Yes, I'm gay. I probably was since the day I was born. On my 21st birthday, I sort of had my debut. I came out to my parents. A little drama from mom, and some indifference from dad. An above-average coming out. Almost perfect.

Nine years later, two weeks before my 30th birthday, I found out... I'M HIV POSITIVE.

And so my story begins... I'm BACK IN THE CLOSET.

Monday, May 05, 2008

Mission: Impossible

secret agentThe afternoon was the highlight of my day. Technically my first visit to the HIV ward of San Lazaro Hospital. The H4 ward. For those not familiar, this is where those with HIV and AIDS are confined. Honestly, it’s a dingy, gloomy old building, and I think it’s a shame it hasn’t gotten spruced up to at least give the patients a more lively and happy environment to live in. I can imagine it’s not hard to feel depression there… something that they say you should veer away from when you have HIV.

I was referred to one particular doctor. She wasn’t available when I got there, so I had to wait for about half an hour before seeing her. The wait was agonizing. Apparently, that ward is notorious. You don’t go there for just any reason. Either you’re a doctor or some medical personnel, a relative, or most probably, you have HIV. I was seated by the door to the ward along with a couple of patients confined there, and I felt like a spotlight was aimed at me, waiting for them to ask me, “Are you one of us?”

Finally, the doctor came around, and she was expecting me. We stepped into her cubicle, and the briefing began. She discussed all the facts about HIV and AIDS. Stuff that I had learned in school. And I realize, education and awareness just doesn’t cut it. I’m living proof.

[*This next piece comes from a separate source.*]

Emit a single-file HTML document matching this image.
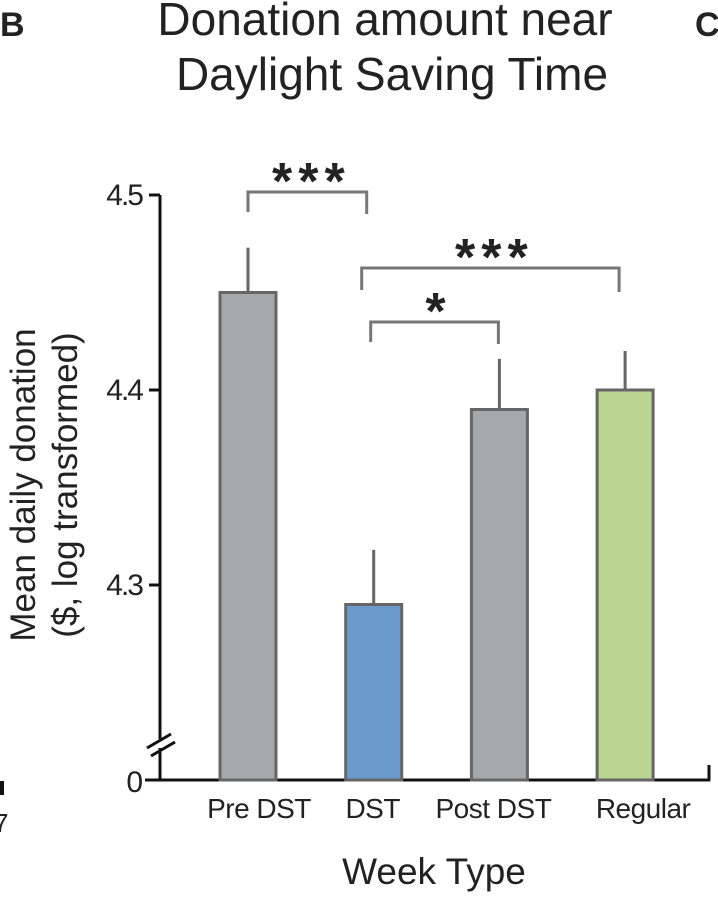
<!DOCTYPE html>
<html><head><meta charset="utf-8"><style>
body{margin:0;background:#fff;}
svg{display:block;font-family:"Liberation Sans",Arial,sans-serif;}
</style></head><body>
<svg id="chart" width="718" height="898" viewBox="0 0 718 898">
<text x="0" y="36" font-size="34" font-weight="bold" fill="#222">B</text>
<text x="695" y="36" font-size="34" font-weight="bold" fill="#222">C</text>
<text x="385" y="35" font-size="46" text-anchor="middle" fill="#222">Donation amount near</text>
<text x="392" y="90" font-size="46" text-anchor="middle" fill="#222">Daylight Saving Time</text>
<text transform="translate(35,485) rotate(-90)" font-size="35" text-anchor="middle" fill="#222">Mean daily donation</text>
<text transform="translate(77,485) rotate(-90)" font-size="35" text-anchor="middle" fill="#222">($, log transformed)</text>
<text x="434" y="884" font-size="37" text-anchor="middle" fill="#222">Week Type</text>
<rect x="0" y="781" width="4" height="14" fill="#111"/>
<text x="-6" y="832" font-size="26" fill="#222">7</text>
<g id="plot"></g>
</svg>
<script>
const categories = ["Pre DST","DST","Post DST","Regular"];
const values = [4.45, 4.29, 4.39, 4.40];
const errors = [0.023, 0.028, 0.026, 0.020];
const colors = ["#a7a8aa","#6b99cc","#a7a8aa","#bad592"];
const yTicks = [4.3, 4.4, 4.5];
const yTickLabels = ["4.3","4.4","4.5"];
const brackets = [[0,1,"***"],[1,3,"***"],[1,2,"*"]];

const NS="http://www.w3.org/2000/svg";
const g=document.getElementById('plot');
const y=v=>390-(v-4.4)*1950;
const xc=i=>248+i*125.7;
const labelOff=[11,-1,-6,18];
const bw=56, base=780;
function mk(t,a,txt){const e=document.createElementNS(NS,t);for(const k in a)e.setAttribute(k,a[k]);if(txt!==undefined)e.textContent=txt;g.appendChild(e);return e;}

let e=mk('line',{x1:160,y1:195,x2:160,y2:781,stroke:'#111','stroke-width':3});


e=mk('line',{x1:145,y1:780,x2:710,y2:780,stroke:'#111','stroke-width':3});


e=mk('line',{x1:709,y1:765,x2:709,y2:781,stroke:'#111','stroke-width':3});


e=mk('rect',{x:154,y:739,width:12,height:9,fill:'#fff'});


e=mk('path',{d:'M147,748 L171,734 M151,756 L175,742',stroke:'#111','stroke-width':3,fill:'none'});


e=mk('text',{x:141,y:792,'font-size':30,'text-anchor':'end',fill:'#222','letter-spacing':'-2'},'0');



yTicks.forEach((t,i)=>{
  let l=mk('line',{x1:149,y1:y(t),x2:160,y2:y(t),stroke:'#111','stroke-width':3});
  
  
  let tx=mk('text',{x:142,y:y(t)+10,'font-size':30,'text-anchor':'end',fill:'#222','letter-spacing':'-2'},yTickLabels[i]);
  
  
});

categories.forEach((c,i)=>{
  const cx=xc(i);
  let er=mk('line',{x1:cx,y1:y(values[i]+errors[i]),x2:cx,y2:y(values[i]),stroke:'#666','stroke-width':3});
  
  
  let b=mk('rect',{x:cx-bw/2,y:y(values[i]),width:bw,height:base-y(values[i]),fill:colors[i],stroke:'#666','stroke-width':3});
  
  
  let t=mk('text',{x:cx+labelOff[i],y:818,'font-size':28,'text-anchor':'middle',fill:'#222','letter-spacing':'-0.5'},c);
  
  
});

const bY=[192,268,322], legL=[212,290,342], offL=[0,-12,-3], offR=[-7,-6,-1];
brackets.forEach((br,k)=>{
  const x1=xc(br[0])+offL[k], x2=xc(br[1])+offR[k];
  const p=mk('path',{d:`M${x1},${legL[k]} V${bY[k]} H${x2} V${legL[k]+2}`,stroke:'#777','stroke-width':3,fill:'none'});
  
  
  const s=mk('text',{x:(x1+x2)/2+4,y:bY[k]+7,'font-size':52,'font-weight':'bold','text-anchor':'middle',fill:'#222','letter-spacing':'6'},br[2]);
  
  
});
</script>
</body></html>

I know she felt some pity for me. Pity because I was young. Pity because I had gotten tested on a whim, and not because I was feeling something bad. Pity because I was turning 30 tomorrow. Pity because I was alone.

I tried to keep a light attitude the whole time. I only almost got teary-eyed when she was trying to convince me that my family should know. She just made me feel lonely, that’s all. I said it would happen eventually, but that now is not the right time.

And then came my baptism. I was christened with my patient number. To preserve the anonymity of patients, especially when it came to records and laboratory tests, people on their HIV registry are assigned patient numbers. I am H4-2008-054. Let’s break it down. H4 is the ward identification, 2008 stands for the year that I was diagnosed, and 054 means I’m the 54th on the registry for this year. Fifty-four?! Wow! And I thought I was all alone…

I was given my lab referrals as well, and I plan on going to get them done tomorrow. Oh, boy, another date with the needles. What a happy birthday it’s gonna be…

On a positive note, I feel like a secret agent… on one hell of a mission. Agent H4-2008-054… I’m Poz… Pinoy Poz.